STATED PROBLEM:
Repeat everything from the first line of the listing below through the line that contains "const categories = ['1','2','3','4','5','6','7','8','9','10'];", exactly. Leave out pictures.

AVAILABLE DATA:

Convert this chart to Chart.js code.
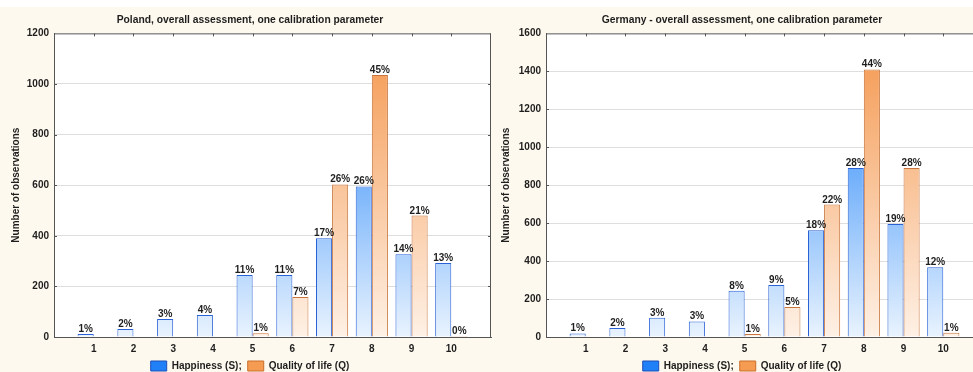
<!DOCTYPE html>
<html><head><meta charset="utf-8">
<script src="https://cdn.jsdelivr.net/npm/chart.js@4/dist/chart.umd.min.js"></script>
<style>
html,body{margin:0;padding:0;width:973px;height:372px;overflow:hidden;background:#fff;}
#bg{position:absolute;left:0;top:7px;width:973px;height:365px;background:#fef9ee;}
.c{position:absolute;top:0;width:500px;height:372px;}
#w1{left:0} #w2{left:492px}
canvas{display:block}
</style></head><body>
<div id="bg"></div>
<div class="c" id="w1"><canvas id="c1" width="500" height="372"></canvas></div>
<div class="c" id="w2"><canvas id="c2" width="500" height="372"></canvas></div>
<script>
const categories = ['1','2','3','4','5','6','7','8','9','10'];

const plHappiness = [12, 32, 71, 87, 245, 245, 390, 595, 327, 292];
const plQuality   = [null, null, null, null, 15, 158, 603, 1035, 480, 4];
const plHappinessPct = ['1%','2%','3%','4%','11%','11%','17%','26%','14%','13%'];
const plQualityPct   = [null,null,null,null,'1%','7%','26%','45%','21%','0%'];
const plTicks = [0, 200, 400, 600, 800, 1000, 1200];

const deHappiness = [19, 47, 102, 82, 244, 274, 563, 891, 596, 368];
const deQuality   = [null, null, null, null, 16, 158, 698, 1410, 891, 23];
const deHappinessPct = ['1%','2%','3%','3%','8%','9%','18%','28%','19%','12%'];
const deQualityPct   = [null,null,null,null,'1%','5%','22%','44%','28%','1%'];
const deTicks = [0, 200, 400, 600, 800, 1000, 1200, 1400, 1600];

const FONT = '"Liberation Sans", Arial, sans-serif';
const TXT = '#1e1e1e';
const FRAME = '#555555';

function grad(top, bottom) {
  return (ctx) => {
    const ch = ctx.chart, a = ch.chartArea;
    if (!a) return top;
    const g = ch.ctx.createLinearGradient(0, a.top, 0, a.bottom);
    g.addColorStop(0, top);
    g.addColorStop(1, bottom);
    return g;
  };
}

const framePlugin = {
  id: 'frame',
  beforeDraw(chart) {
    const {ctx, chartArea: a} = chart;
    ctx.save();
    ctx.fillStyle = '#ffffff';
    ctx.fillRect(a.left, a.top, a.right - a.left, a.bottom - a.top);
    ctx.restore();
  },
  afterDatasetsDraw(chart) {
    const {ctx, chartArea: a, scales: {x, y}} = chart;
    ctx.save();
    ctx.strokeStyle = FRAME;
    ctx.lineWidth = 1;
    ctx.beginPath();
    ctx.moveTo(a.left, a.top + 0.5); ctx.lineTo(a.right, a.top + 0.5);
    ctx.moveTo(a.right - 0.5, a.top); ctx.lineTo(a.right - 0.5, a.bottom);
    categories.forEach((c, i) => {
      const px = Math.round(x.getPixelForValue(i + 1)) + 0.5;
      ctx.moveTo(px, a.top); ctx.lineTo(px, a.top + 3);
    });
    y.ticks.forEach(t => {
      if (t.value === y.min || t.value === y.max) return;
      const py = Math.round(y.getPixelForValue(t.value)) + 0.5;
      ctx.moveTo(a.left, py); ctx.lineTo(a.left + 3, py);
      ctx.moveTo(a.right - 3, py); ctx.lineTo(a.right, py);
    });
    ctx.stroke();
    // percentage labels
    ctx.fillStyle = TXT;
    ctx.font = 'bold 10px ' + FONT;
    ctx.textAlign = 'center';
    ctx.textBaseline = 'alphabetic';
    chart.data.datasets.forEach((ds, di) => {
      const meta = chart.getDatasetMeta(di);
      meta.data.forEach((el, i) => {
        const p = ds.pct[i];
        if (p == null || ds.data[i] == null) return;
        ctx.fillText(p, el.x, el.y - 2);
      });
    });
    ctx.restore();
  }
};

function makeChart(id, title, hap, qual, hapPct, qualPct, yTicks, yTitlePad) {
  const labels = ['', ...categories, ''];
  const pad = a => [null, ...a, null];
  const yMax = yTicks[yTicks.length - 1];
  return new Chart(document.getElementById(id), {
    type: 'bar',
    data: {
      labels,
      datasets: [
        { label: 'Happiness (S);', data: pad(hap), pct: pad(hapPct),
          backgroundColor: grad('#0a76f8', '#e9f3fe'), borderColor: '#2a62d6', borderWidth: 1,
          legendFill: '#1f80f7', legendStroke: '#1d4fb8' },
        { label: 'Quality of life (Q)', data: pad(qual), pct: pad(qualPct),
          backgroundColor: grad('#f4964c', '#fef1e6'), borderColor: '#c8743a', borderWidth: 1,
          legendFill: '#f59b52', legendStroke: '#c86f2b' }
      ]
    },
    options: {
      responsive: false,
      animation: false,
      devicePixelRatio: 1,
      categoryPercentage: 0.81,
      barPercentage: 1.0,
      layout: { padding: { left: 9, right: 9, top: 0, bottom: 0 } },
      plugins: {
        title: { display: true, text: title, color: TXT,
                 font: { family: FONT, size: 10.3, weight: 'bold' },
                 padding: { top: 14, bottom: 7 } },
        legend: {
          position: 'bottom',
          maxHeight: 17,
          labels: {
            color: TXT, font: { family: FONT, size: 10, weight: 'bold' },
            boxWidth: 16, boxHeight: 10, padding: 6,
            generateLabels(chart) {
              return chart.data.datasets.map((ds, i) => ({
                text: ds.label, fillStyle: ds.legendFill, strokeStyle: ds.legendStroke,
                lineWidth: 1, fontColor: TXT, hidden: false, datasetIndex: i
              }));
            }
          }
        },
        tooltip: { enabled: false }
      },
      scales: {
        x: {
          type: 'category',
          offset: false,
          grid: { display: false, drawTicks: false },
          border: { display: true, color: FRAME, width: 1 },
          ticks: { color: TXT, font: { family: FONT, size: 10, weight: 'bold' },
                   padding: 6, autoSkip: false, maxRotation: 0 },
          afterFit(s) { s.height = 18; }
        },
        y: {
          min: 0, max: yMax,
          afterBuildTicks(s) { s.ticks = yTicks.map(v => ({ value: v })); },
          grid: { drawTicks: false,
                  color: c => (c.tick && (c.tick.value === 0 || c.tick.value === yMax)) ? 'rgba(0,0,0,0)' : '#dedede' },
          border: { display: true, color: FRAME, width: 1 },
          ticks: { color: TXT, font: { family: FONT, size: 10, weight: 'bold' }, padding: 5,
                   callback: v => String(v) },
          title: { display: true, text: 'Number of observations', color: TXT,
                   font: { family: FONT, size: 10, weight: 'bold' },
                   padding: { top: yTitlePad, bottom: 0 } },
          afterFit(s) { s.width = 45; }
        }
      }
    },
    plugins: [framePlugin]
  });
}

makeChart('c1', 'Poland, overall assessment, one calibration parameter',
  plHappiness, plQuality, plHappinessPct, plQualityPct, plTicks, 1);
makeChart('c2', 'Germany - overall assessment, one calibration parameter',
  deHappiness, deQuality, deHappinessPct, deQualityPct, deTicks, -1);
</script>
</body></html>
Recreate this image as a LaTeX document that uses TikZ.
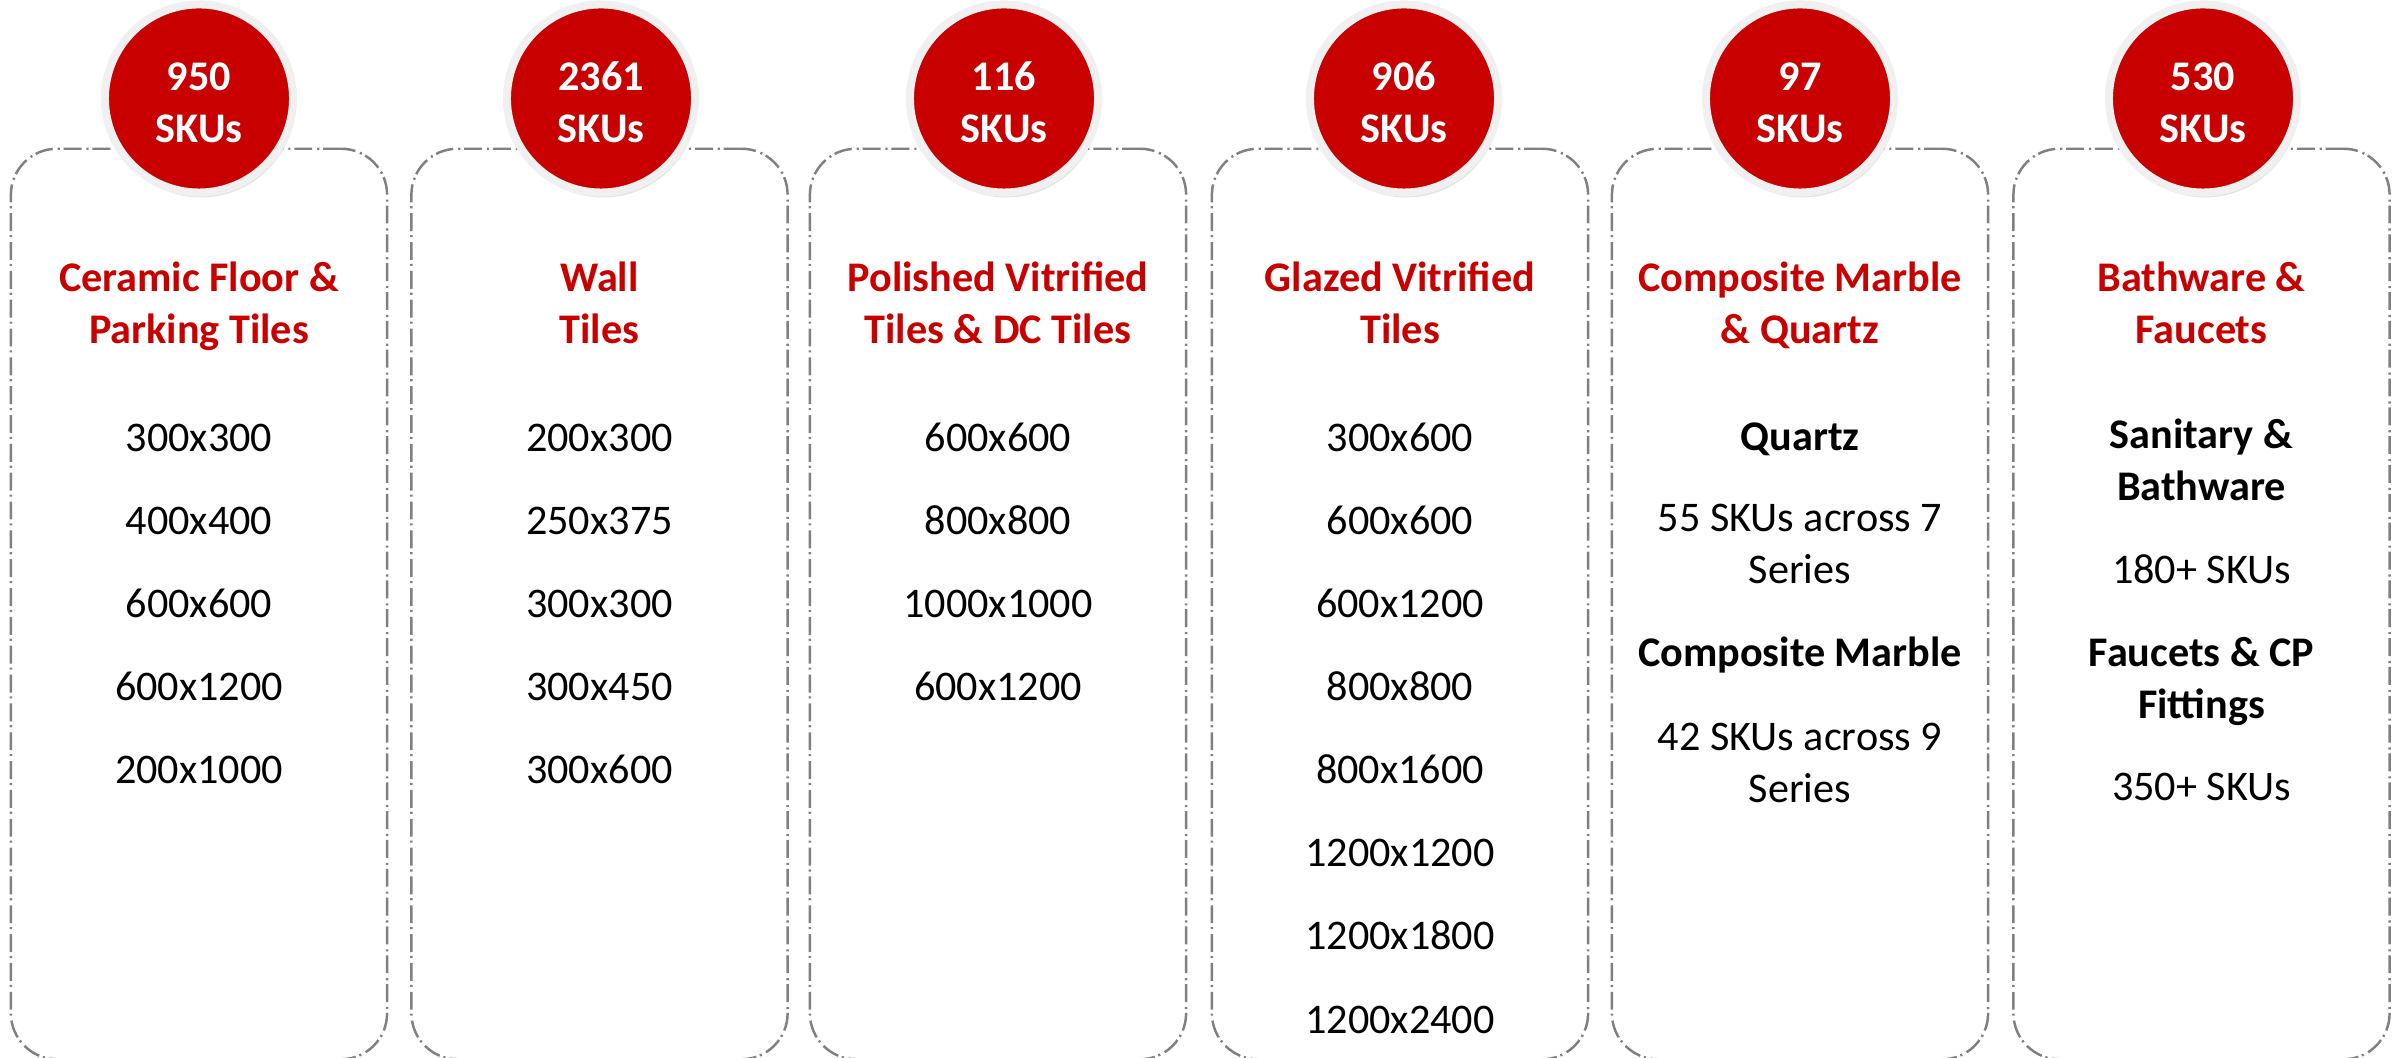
\documentclass[tikz,border=0pt]{standalone}
\usepackage{fontspec}
\setmainfont{Carlito}
\usetikzlibrary{shadows}

\definecolor{skured}{RGB}{200,0,0}
\definecolor{edgegray}{RGB}{128,128,128}

\begin{document}
\begin{tikzpicture}[
  x=0.01cm, y=-0.01cm,
  panel/.style={draw=edgegray, line width=0.7pt, rounded corners=0.46cm,
                dash pattern=on 5.1pt off 1.1pt on 0.6pt off 1.4pt,
                minimum width=3.76cm, minimum height=9.10cm, inner sep=0pt},
  badge/.style={circle, fill=skured, draw=black!6, line width=0.08cm,
                minimum size=1.88cm, inner sep=0pt, align=center, text=white,
                font=\fontsize{12}{14.8}\selectfont\bfseries,
                drop shadow={opacity=0.22, shadow xshift=0.6pt, shadow yshift=-1.4pt}},
  head/.style={anchor=base, align=center, inner sep=0pt, text=skured,
               font=\fontsize{12}{14.8}\selectfont\bfseries},
  item/.style={anchor=base, align=center, inner sep=0pt,
               font=\fontsize{12}{14.8}\selectfont},
  sub/.style={item, font=\fontsize{12}{14.8}\selectfont\bfseries},
]
\clip (0,0) rectangle (2402,1057);

% panels
\node[panel] (p1) at (199,604) {};
\node[panel] (p2) at (599.5,604) {};
\node[panel] (p3) at (998,604) {};
\node[panel] (p4) at (1400,604) {};
\node[panel] (p5) at (1800,604) {};
\node[panel] (p6) at (2201.5,604) {};

% sku counts
\node[badge] (b1) at ([yshift=0.49cm]p1.north) {\strut 950\\SKUs};
\node[badge] (b2) at ([xshift=0.015cm, yshift=0.49cm]p2.north) {\strut 2361\\SKUs};
\node[badge] (b3) at ([xshift=0.06cm, yshift=0.49cm]p3.north) {\strut 116\\SKUs};
\node[badge] (b4) at ([xshift=0.04cm, yshift=0.49cm]p4.north) {\strut 906\\SKUs};
\node[badge] (b5) at ([yshift=0.49cm]p5.north) {\strut 97\\SKUs};
\node[badge] (b6) at ([xshift=0.015cm, yshift=0.49cm]p6.north) {\strut 530\\SKUs};

% categories (base = last line)
\node[head] (h1) at ([yshift=-1.96cm]p1.north) {Ceramic Floor \&\\Parking Tiles};
\node[head] (h2) at ([yshift=-1.96cm]p2.north) {Wall\\Tiles};
\node[head] (h3) at ([yshift=-1.96cm]p3.north) {Polished Vitrified\\Tiles \& DC Tiles};
\node[head] (h4) at ([yshift=-1.96cm]p4.north) {Glazed Vitrified\\Tiles};
\node[head] (h5) at ([yshift=-1.96cm]p5.north) {Composite Marble\\\& Quartz};
\node[head] (h6) at ([yshift=-1.96cm]p6.north) {Bathware \&\\Faucets};

% sizes
\foreach \col/\sizes in {
    p1/{300x300,400x400,600x600,600x1200,200x1000},
    p2/{200x300,250x375,300x300,300x450,300x600},
    p3/{600x600,800x800,1000x1000,600x1200},
    p4/{300x600,600x600,600x1200,800x800,800x1600,1200x1200,1200x1800,1200x2400}}
  \foreach \s [count=\i] in \sizes
    \node[item] (\col-\i) at ([yshift={-3.04cm-(\i-1)*0.83cm}]\col.north) {\s};

\node[sub]  (q1) at ([yshift=-3.03cm]p5.north) {Quartz};
\node[item] (q2) at ([yshift=-4.36cm]p5.north) {55 SKUs across 7\\Series};
\node[sub]  (m1) at ([yshift=-5.19cm]p5.north) {Composite Marble};
\node[item] (m2) at ([yshift=-6.55cm]p5.north) {42 SKUs across 9\\Series};

\node[sub]  (s1) at ([yshift=-3.53cm]p6.north) {Sanitary \&\\Bathware};
\node[item] (s2) at ([yshift=-4.36cm]p6.north) {180+ SKUs};
\node[sub]  (f1) at ([yshift=-5.71cm]p6.north) {Faucets \& CP\\Fittings};
\node[item] (f2) at ([yshift=-6.53cm]p6.north) {350+ SKUs};
\end{tikzpicture}
\end{document}
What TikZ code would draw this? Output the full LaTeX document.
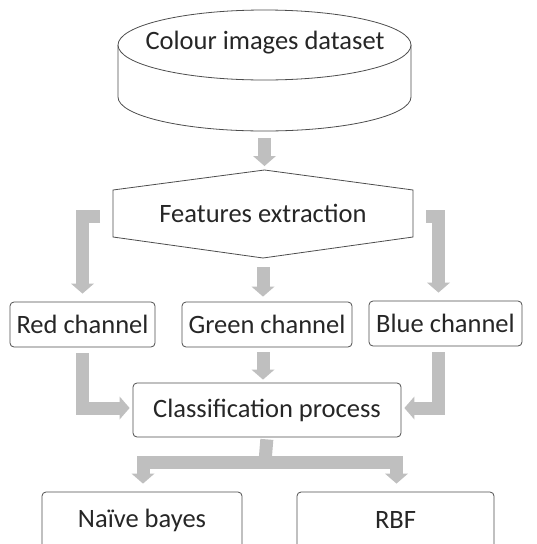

EXERCISE OUTPUT:
Convert this chart to Chart.js code.
<!DOCTYPE html>
<html><head><meta charset="utf-8">
<script src="https://cdn.jsdelivr.net/npm/chart.js@4/dist/chart.umd.min.js"></script>
<style>
html,body{margin:0;padding:0;width:973px;height:372px;overflow:hidden;background:#fff;}
#bg{position:absolute;left:0;top:7px;width:973px;height:365px;background:#fef9ee;}
.c{position:absolute;top:0;width:500px;height:372px;}
#w1{left:0} #w2{left:492px}
canvas{display:block}
</style></head><body>
<div id="bg"></div>
<div class="c" id="w1"><canvas id="c1" width="500" height="372"></canvas></div>
<div class="c" id="w2"><canvas id="c2" width="500" height="372"></canvas></div>
<script>
const categories = ['1','2','3','4','5','6','7','8','9','10'];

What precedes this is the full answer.